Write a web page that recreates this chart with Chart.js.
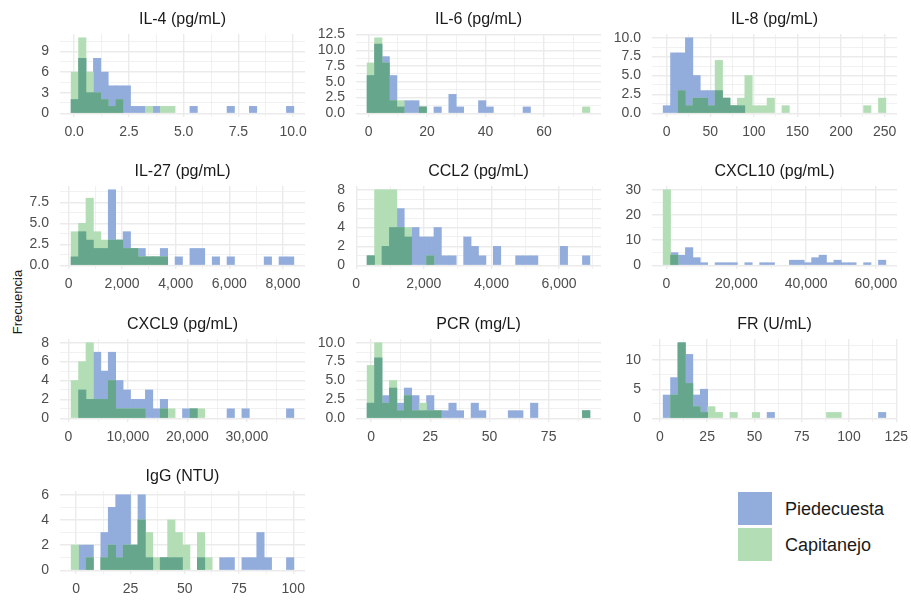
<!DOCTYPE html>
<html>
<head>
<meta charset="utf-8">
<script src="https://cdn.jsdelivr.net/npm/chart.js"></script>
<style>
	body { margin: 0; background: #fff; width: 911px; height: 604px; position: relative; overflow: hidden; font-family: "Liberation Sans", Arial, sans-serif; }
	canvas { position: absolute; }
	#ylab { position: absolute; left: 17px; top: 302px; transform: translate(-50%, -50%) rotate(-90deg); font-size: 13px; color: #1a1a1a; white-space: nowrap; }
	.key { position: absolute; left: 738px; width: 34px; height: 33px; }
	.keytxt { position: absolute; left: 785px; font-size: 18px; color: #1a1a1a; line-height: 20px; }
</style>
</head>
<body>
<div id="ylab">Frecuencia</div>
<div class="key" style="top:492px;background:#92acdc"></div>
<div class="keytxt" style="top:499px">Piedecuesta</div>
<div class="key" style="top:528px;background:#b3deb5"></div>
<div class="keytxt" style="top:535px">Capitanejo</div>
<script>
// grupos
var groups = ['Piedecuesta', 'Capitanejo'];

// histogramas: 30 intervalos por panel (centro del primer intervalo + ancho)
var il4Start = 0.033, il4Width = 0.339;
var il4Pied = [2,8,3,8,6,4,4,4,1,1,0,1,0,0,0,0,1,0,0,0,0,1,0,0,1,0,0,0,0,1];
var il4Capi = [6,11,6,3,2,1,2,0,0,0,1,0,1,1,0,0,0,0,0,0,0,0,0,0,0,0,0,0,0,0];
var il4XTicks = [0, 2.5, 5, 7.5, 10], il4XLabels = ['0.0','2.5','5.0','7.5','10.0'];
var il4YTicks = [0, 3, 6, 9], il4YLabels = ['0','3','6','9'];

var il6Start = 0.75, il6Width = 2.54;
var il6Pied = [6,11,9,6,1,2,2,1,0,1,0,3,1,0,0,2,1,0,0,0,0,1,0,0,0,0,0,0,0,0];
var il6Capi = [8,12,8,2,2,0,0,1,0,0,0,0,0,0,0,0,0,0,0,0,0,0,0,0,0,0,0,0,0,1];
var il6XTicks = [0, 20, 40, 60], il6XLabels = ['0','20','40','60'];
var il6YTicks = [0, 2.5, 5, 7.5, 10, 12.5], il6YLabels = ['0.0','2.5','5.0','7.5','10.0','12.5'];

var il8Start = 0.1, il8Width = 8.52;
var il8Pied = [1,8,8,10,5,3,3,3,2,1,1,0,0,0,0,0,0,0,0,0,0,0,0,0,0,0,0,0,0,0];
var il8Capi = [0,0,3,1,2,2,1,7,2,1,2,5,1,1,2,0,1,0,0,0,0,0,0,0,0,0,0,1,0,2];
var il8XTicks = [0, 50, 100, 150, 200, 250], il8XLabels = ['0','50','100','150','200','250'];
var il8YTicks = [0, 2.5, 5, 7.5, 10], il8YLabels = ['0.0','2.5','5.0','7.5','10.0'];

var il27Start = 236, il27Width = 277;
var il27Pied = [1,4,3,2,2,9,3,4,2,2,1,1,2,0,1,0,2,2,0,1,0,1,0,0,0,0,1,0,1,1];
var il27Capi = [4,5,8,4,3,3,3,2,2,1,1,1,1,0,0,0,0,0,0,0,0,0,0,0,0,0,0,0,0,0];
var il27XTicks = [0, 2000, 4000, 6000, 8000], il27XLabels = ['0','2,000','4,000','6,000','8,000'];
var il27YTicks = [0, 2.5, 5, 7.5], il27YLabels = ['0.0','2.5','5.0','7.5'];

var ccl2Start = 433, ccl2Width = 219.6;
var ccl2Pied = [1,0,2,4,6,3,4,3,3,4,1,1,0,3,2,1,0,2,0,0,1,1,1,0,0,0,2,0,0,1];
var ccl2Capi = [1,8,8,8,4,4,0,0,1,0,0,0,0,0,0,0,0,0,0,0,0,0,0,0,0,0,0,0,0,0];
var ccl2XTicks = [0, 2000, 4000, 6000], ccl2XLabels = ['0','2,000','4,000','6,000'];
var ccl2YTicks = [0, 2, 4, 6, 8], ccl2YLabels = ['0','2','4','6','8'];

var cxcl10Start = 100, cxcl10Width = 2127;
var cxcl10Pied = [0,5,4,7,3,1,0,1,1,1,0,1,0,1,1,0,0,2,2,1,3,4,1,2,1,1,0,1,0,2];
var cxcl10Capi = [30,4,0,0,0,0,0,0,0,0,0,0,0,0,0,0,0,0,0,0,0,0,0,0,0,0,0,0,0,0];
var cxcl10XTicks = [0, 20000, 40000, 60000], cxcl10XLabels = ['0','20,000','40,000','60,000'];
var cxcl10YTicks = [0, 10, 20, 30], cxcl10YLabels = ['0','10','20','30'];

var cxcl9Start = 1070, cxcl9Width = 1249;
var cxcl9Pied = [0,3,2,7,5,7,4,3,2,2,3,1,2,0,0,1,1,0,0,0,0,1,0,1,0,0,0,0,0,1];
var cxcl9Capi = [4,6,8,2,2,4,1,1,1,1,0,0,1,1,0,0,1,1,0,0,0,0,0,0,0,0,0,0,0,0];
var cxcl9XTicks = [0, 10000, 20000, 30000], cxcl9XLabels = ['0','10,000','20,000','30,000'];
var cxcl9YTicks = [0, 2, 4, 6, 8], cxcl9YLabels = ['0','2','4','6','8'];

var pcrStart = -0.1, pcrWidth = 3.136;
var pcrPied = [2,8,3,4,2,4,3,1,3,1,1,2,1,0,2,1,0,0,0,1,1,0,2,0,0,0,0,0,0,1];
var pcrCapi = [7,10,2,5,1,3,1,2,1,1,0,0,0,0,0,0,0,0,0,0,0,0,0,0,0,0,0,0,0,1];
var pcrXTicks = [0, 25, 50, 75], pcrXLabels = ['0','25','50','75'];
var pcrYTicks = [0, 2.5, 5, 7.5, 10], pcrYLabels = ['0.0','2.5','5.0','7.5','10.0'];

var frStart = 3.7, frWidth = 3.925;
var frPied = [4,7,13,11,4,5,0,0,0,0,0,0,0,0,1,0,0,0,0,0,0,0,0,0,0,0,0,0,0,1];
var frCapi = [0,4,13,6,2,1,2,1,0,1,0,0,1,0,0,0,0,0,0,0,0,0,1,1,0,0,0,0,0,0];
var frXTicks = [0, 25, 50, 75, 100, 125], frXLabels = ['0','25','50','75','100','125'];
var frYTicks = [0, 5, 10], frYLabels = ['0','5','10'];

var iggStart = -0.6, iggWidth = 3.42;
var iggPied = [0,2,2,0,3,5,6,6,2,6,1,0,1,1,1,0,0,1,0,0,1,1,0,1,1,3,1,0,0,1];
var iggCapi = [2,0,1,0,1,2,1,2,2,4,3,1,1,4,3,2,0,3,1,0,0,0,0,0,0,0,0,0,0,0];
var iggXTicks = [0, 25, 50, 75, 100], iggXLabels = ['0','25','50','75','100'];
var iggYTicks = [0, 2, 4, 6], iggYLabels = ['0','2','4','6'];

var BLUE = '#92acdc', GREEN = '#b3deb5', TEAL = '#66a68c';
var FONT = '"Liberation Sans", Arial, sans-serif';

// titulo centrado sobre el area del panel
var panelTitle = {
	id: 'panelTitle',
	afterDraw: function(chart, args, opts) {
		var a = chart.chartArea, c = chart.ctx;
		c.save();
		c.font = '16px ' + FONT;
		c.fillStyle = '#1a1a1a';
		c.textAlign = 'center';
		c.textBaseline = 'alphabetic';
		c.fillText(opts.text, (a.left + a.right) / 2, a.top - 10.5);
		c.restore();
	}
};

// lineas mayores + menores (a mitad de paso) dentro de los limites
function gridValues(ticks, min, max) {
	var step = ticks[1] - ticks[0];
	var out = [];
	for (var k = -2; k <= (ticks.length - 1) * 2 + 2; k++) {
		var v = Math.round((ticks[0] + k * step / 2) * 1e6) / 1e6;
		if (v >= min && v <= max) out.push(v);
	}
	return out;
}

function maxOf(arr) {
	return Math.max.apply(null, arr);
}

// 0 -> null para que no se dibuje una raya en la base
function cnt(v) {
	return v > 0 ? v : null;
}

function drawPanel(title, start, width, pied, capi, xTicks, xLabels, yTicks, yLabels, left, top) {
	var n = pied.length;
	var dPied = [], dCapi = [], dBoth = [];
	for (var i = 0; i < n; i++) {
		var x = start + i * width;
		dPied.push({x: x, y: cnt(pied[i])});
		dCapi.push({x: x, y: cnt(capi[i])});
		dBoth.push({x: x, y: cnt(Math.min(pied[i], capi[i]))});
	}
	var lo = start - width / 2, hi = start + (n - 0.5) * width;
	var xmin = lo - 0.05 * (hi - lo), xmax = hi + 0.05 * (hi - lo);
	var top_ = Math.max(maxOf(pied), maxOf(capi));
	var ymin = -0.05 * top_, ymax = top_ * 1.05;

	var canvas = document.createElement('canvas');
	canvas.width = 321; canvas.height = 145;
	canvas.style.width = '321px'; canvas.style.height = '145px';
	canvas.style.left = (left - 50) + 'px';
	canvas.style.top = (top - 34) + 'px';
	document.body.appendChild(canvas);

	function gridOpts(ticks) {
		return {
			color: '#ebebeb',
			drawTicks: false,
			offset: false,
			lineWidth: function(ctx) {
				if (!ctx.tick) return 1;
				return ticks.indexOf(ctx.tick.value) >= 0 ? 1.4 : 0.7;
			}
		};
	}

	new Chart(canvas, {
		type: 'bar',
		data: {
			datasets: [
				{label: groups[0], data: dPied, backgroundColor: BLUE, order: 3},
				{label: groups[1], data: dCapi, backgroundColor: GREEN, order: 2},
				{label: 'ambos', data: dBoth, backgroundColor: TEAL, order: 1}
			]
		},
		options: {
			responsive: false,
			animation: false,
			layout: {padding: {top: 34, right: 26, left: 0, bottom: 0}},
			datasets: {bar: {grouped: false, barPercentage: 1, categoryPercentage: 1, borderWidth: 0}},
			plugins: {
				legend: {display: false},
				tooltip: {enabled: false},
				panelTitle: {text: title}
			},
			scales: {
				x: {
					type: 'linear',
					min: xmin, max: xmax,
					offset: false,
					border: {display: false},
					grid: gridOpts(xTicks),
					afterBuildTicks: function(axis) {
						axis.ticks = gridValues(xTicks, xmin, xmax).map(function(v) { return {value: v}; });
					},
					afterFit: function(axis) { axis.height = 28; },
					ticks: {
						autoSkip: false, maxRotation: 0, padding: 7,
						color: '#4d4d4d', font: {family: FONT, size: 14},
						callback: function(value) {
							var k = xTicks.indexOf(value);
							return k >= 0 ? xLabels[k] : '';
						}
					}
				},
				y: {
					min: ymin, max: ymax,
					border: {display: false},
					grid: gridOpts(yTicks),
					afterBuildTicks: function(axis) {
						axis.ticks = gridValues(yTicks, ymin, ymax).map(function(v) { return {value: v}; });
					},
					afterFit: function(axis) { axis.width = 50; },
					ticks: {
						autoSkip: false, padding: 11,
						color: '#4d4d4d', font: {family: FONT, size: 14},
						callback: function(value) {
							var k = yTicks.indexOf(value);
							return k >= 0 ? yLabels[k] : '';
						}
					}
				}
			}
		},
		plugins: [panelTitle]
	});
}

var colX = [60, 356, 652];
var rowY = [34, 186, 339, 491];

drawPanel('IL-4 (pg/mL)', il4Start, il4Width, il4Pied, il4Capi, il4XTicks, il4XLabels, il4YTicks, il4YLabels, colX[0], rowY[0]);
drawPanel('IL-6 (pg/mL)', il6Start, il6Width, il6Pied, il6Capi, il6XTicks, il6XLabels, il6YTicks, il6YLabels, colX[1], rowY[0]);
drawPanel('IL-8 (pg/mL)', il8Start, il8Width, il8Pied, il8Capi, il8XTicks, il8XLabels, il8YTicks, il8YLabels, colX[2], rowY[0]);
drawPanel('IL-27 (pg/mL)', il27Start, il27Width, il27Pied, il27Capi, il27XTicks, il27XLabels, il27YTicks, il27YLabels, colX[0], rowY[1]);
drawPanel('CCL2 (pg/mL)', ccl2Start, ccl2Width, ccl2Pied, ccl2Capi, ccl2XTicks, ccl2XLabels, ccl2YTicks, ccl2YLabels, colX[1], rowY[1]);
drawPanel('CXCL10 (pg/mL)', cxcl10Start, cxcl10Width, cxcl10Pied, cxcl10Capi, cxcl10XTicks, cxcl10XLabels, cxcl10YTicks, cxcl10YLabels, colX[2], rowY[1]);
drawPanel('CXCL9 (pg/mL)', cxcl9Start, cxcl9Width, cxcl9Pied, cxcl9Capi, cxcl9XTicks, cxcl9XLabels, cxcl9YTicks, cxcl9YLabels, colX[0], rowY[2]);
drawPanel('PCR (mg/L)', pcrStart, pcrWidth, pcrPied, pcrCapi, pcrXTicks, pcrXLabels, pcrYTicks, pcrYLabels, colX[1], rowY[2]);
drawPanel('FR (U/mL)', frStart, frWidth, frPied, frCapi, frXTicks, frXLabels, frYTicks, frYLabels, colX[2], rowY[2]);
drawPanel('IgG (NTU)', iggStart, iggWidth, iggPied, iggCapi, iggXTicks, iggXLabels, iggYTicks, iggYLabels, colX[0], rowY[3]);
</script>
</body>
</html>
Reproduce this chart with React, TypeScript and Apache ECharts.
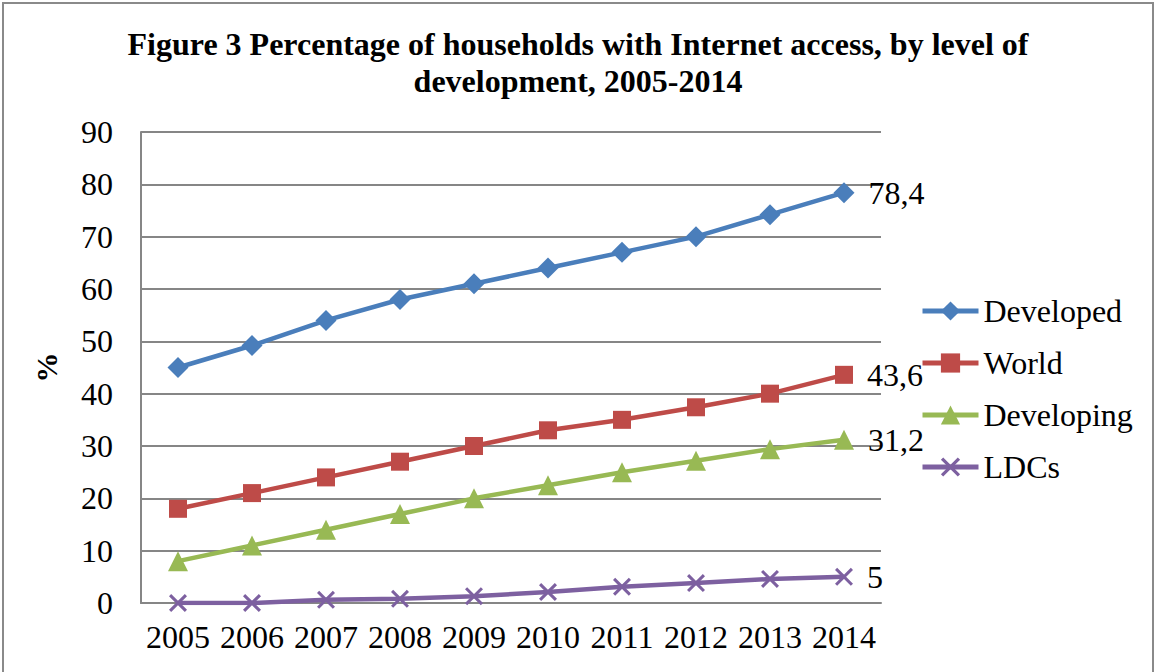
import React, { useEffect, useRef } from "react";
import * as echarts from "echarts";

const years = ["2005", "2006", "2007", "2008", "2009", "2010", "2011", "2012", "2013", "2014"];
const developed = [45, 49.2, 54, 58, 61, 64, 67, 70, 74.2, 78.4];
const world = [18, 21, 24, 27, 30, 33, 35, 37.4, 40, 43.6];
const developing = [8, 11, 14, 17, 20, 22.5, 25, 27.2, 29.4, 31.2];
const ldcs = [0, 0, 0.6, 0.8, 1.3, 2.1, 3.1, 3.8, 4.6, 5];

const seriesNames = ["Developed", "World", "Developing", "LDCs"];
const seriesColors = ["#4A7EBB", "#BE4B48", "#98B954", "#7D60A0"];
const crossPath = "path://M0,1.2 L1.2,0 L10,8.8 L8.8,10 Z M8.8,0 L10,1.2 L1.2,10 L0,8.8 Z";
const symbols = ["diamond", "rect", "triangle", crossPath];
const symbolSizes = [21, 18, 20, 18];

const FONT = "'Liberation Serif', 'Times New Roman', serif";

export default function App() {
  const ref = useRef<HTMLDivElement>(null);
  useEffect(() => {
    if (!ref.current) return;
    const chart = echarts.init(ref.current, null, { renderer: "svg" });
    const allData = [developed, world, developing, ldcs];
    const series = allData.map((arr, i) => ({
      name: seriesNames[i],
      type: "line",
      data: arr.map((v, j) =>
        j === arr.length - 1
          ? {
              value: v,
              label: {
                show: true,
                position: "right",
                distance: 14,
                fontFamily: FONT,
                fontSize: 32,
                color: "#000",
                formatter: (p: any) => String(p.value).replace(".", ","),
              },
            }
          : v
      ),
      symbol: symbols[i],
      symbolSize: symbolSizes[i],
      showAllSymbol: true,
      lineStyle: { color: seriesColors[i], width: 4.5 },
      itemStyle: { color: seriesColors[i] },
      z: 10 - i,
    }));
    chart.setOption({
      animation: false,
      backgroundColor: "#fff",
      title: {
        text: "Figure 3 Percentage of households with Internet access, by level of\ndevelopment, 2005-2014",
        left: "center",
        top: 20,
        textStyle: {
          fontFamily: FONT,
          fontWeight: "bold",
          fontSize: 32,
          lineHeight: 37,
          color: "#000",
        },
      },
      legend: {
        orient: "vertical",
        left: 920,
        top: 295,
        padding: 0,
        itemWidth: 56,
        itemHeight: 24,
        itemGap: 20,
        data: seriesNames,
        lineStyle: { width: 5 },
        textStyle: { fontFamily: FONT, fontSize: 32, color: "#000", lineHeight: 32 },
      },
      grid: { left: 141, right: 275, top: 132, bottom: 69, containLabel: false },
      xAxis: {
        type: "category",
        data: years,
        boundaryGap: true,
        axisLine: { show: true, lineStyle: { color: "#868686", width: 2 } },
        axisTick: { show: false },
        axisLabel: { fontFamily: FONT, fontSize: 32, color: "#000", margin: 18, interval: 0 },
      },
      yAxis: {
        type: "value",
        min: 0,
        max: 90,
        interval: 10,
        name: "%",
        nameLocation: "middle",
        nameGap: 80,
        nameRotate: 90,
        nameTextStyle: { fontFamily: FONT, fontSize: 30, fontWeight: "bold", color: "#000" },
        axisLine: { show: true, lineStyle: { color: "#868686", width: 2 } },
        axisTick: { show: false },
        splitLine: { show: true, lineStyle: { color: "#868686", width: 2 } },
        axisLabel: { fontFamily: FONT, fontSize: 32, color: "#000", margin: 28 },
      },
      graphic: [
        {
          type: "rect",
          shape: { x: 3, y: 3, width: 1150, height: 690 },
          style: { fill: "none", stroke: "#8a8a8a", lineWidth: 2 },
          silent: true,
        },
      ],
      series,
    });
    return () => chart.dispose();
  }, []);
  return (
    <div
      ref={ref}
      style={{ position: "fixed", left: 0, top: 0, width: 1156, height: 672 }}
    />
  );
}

· · · · ·

From the data, collect all lines where the string "with" appears.

Write a web page that recreates this chart with Chart.js.
Reproduce this chart with React, TypeScript and Apache ECharts.
        text: "Figure 3 Percentage of households with Internet access, by level of\ndevelopment, 2005-2014",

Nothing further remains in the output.